Because our afternoons are pretty busy once the kids step foot off the bus, we’ve really been pretty open to allowing them to play, create, explore, or simply relax, in the early AM hours before the school bus comes.
They have their expectations of what needs to be accomplished first: brushing teeth, washing faces, getting dressed, eating breakfast, and making sure their backpacks are ready to go. It’s a consistent routine; one that runs well (most of the time!), where my kids are usually incentivized to get through these steps in order to get to their coveted free-time.
It was this morning, during one of those fun, messy, papers-flying, arts-and-crafts materials scattered moments where my eldest daughter triumphantly comes over to me with two cartoon-style paper figures; definitely filled with something squishy, that could fit in the palm of my hand. Ever the tactile-sensory seeker, I almost automatically began to knead the craft between my hands.
“Mom, I made a fidget, like we did in the summer! This time, I decorated paper, and filled it with pompoms! Kids like emojis and dogs, right?”
To make this as a long-lasting fidget, we would substitute some of the supplies:)
- Here Shayna used paper-we would probably try felt. It can still be colored and decorated!
- I would superglue it together-as an art project that was completed quickly before the school bus came, she used tape. It may last for a bit in our sensory bin-but I’m not counting on any real longevity!
- Otherwise, I love the idea of putting pompoms inside as a filler. They are soft, textured, and quiet (if they are to be used anywhere where noise is a concern).
Ok-here’s a twist. My main motivation behind writing this post was not about the actual creation of the fidgets (even though I loved the imiginative and creative process!), but rather, the ideas around teaching kindness, and seeing past oneself.
Yes, the idea was so creative, and sometimes, I really get some fantastic and out-of-the-box therapy activities from my out children and those whom I treat.
But to me, as an OT, as a mom, as a human being, that’s not the point. It’s about character.
Thinking about others before yourself.
Turning your talents and gifts into a means to affect change, no matter how small the scale.
Realizing that kindness is the most beautiful part of who can be as a person.
Looking into the simple and pure happiness in my daughter’s eyes as she gave me these tools that she created to help them feel calm and happy-that, to me, is one of the more memorable moments of my life.
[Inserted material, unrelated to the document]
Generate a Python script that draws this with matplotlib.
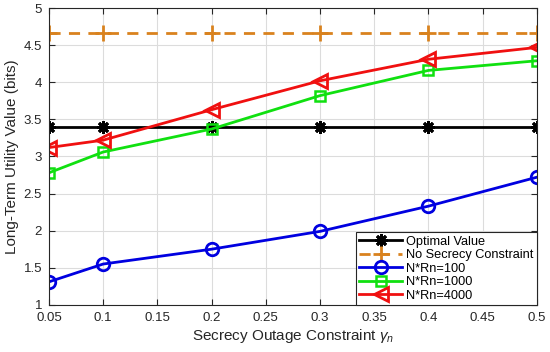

I will cherish it for always.
When I was pregnant with my first child, I remember thinking of all the words of wisdom and teachable moments that I would impart throughout my journey as a parent.
Eight years and three kids later, while I hope that I have accomplished those, at least in part, I would never have thought it would be my children teaching me some of the most amazing and important life lessons of all.